O governo da maioria com respeito às minorias

A Venezuela enfrenta a estagnação e paralisia política em função da doença grave que acomete o presidente que centraliza todos os poderes, manda e desmanda sem qualquer controle, apoiado pela massa refastelada em precárias benesses

Lázaro Guimarães-Magistrado e professor-Correio Braziliense

O olhar atento aos acontecimentos recentes na Venezuela, Rússia e Síria e sua comparação com a realidade política brasileira dão a exata dimensão de que a Nova República, com a Constituição de 1988, graças à profundidade dos princípios e regras de proteção dos direitos fundamentais e à interconexão dos poderes, reconduziu o país ao trilho da democracia.

A Venezuela enfrenta a estagnação e paralisia política em função da doença grave que acomete o presidente que centraliza todos os poderes, manda e desmanda sem qualquer controle, apoiado pela massa refastelada em precárias benesses. Hugo Chávez é candidato a mais uma reeleição, sofrendo de recidiva de câncer, sem que se tenha ideia de quem poderá substituí-lo como líder da facção majoritária. Tudo indica que, uma vez eleito, não haverá quem consiga superar o abismo que se formou entre as elites e as camadas populares.

A Rússia acaba de eleger Vladimir Putin, após 12 anos no poder, alternando a presidência e o artifício da condição de primeiro-ministro todo-poderoso. Os já tradicionais protestos de rua e alegações de fraude não podem esconder o tamanho do sufrágio de 64% do eleitorado. O ditador ganhou, não há dúvida, apesar da repressão violenta dos opositores e da má fase econômica, determinada pela queda nos preços do petróleo e da recessão europeia, graças ao controle maciço da televisão e do rádio e à ressonância da sua maneira de governar à alma camponesa, à cultura acomodada que ainda domina as populações do imenso interior gelado, no mesmo grau das épocas do czarismo e do stalinismo.

O povo russo ainda se divide entre uma elite altamente educada, a mesma que gerou Dostoievski, Tolstoi, Gogol e chegou a dominar a corrida espacial, e uma massa envolvida nas sombras, desligada dos avanços tecnológicos, alienada, sustentada a pão e vodca. O escritor Mokhail Chichkine, em artigo para Le Monde, mostra como ao longo dos séculos o seu país apresenta duas correntes antagônicas em luta pelo poder: “Para a primeira, a ordem só pode ser assegurada na Rússia por uma mão de ferro, por um czar ou um Stalin. Para a segunda, toda a história russa não é senão uma cloaca sangrenta da qual é preciso sair para adotar um regime liberal à europeia” (tradução livre).

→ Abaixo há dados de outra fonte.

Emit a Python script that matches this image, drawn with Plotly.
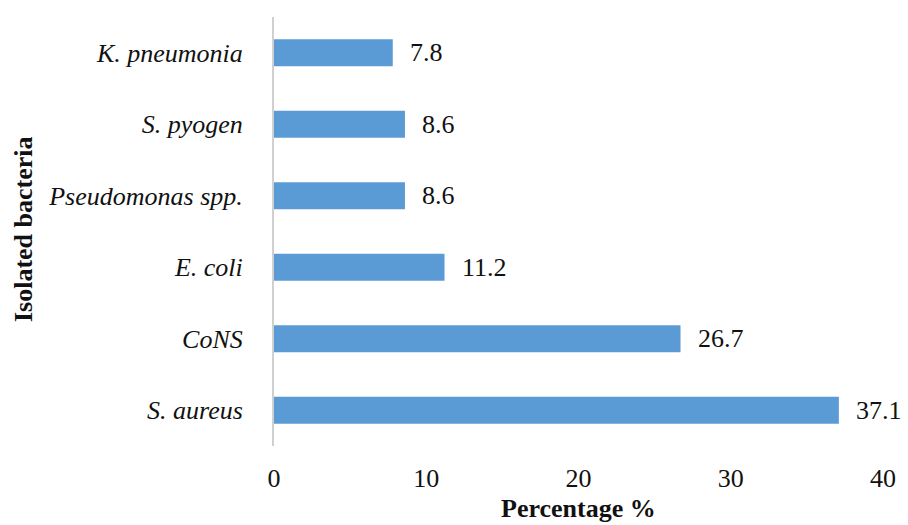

A Síria assiste ao esmagamento da resistência sunita ao poder monstruoso de Bachar Assez Assad, que tem o apoio da minoria alauíta, de forte poder econômico. Lá, a maioria sunita não governa e passa a ser massacrada por postular a abertura democrática. Homs, centro da luta dos oprimidos, está aos destroços, com milhares de cadáveres espalhados pelas ruas.

A comparação com o quadro político brasileiro pós-redemocratização se impõe para revelar a excelência do estado democrático de direito. Desde o governo Sarney, passando por Collor, Fernando Henrique, Lula e, agora, Dilma, a tônica é o equilíbrio dos poderes e o respeito às minorias. O Executivo forma seus quadros dirigentes à base das indicações dos partidos da situação, o Legislativo se mostra atento às reivindicações populares, às vezes até de forma periclitante para uma parcela considerável de políticos, como ao aprovar a Lei da Ficha Limpa, e o Judiciário procura cumprir o seu papel de guardião da Constituição e da lei.

Houve momentos em que surgiram oportunidades aos presidentes da República desse período de abandonarem a rotina democrática e se revestirem de autoridade autocrática. Isso ocorreu, por exemplo, no auge da popularidade do Plano Cruzado; na superveniência da crise econômica asiática, quando o Plano Real ainda dava ampla sustentabilidade a Fernando Henrique; e quando se cogitou da apresentação de emenda constitucional permitindo nova reeleição de Lula. Prevaleceu, contudo, o bom senso e a compreensão de que a tirania não combina com o jeito do povo brasileiro, esse jeito que, segundo os filólogos, não tem tradução. É como o privilégio de fazer samba, na belíssima metáfora de Noel Rosa.